Ongoing project aiming to compile all known classical works on Confucianism

The Ruzang or Confucian Canon (儒藏) is an ongoing project to compile important and representative classical works on Confucianism, Thirteen Classics and others comparable to the Daozang (Taoist Canon) and the Chinese Buddhist Canon. It also includes Japanese, Korean and Vietnamese Confucian classics.

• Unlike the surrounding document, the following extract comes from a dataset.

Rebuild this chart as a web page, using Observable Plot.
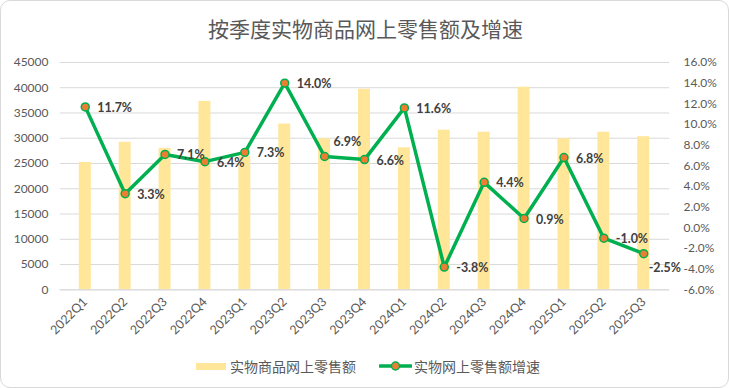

The project, which involves 400 scholars, was led by the prominent Peking University philosopher Tang Yijie until his death in 2014. Due to be finished in 2025, the Canon is estimated to comprise more than 5,000 works with approximately a billion Chinese characters.

== Compilation ==
Confucian Canon project is set to be carried out in two steps, the first step (called the "Essence") is a compilation of the most influential Confucian texts in Chinese, Japanese, Korean, and Vietnamese literature totalling around 339 volumes. The second step is the size of the project will be expanded to more than 3,000 volumes including the "Essence".

On 22 April 2023, Peking University declared that the Chinese portion of the "Essence" had been fully complied which consists of 510 Chinese Confucian writings in 282 volumes. In the next stage of the project, another 160 Confucian writings from Japan, Korea, and Vietnam will be complied.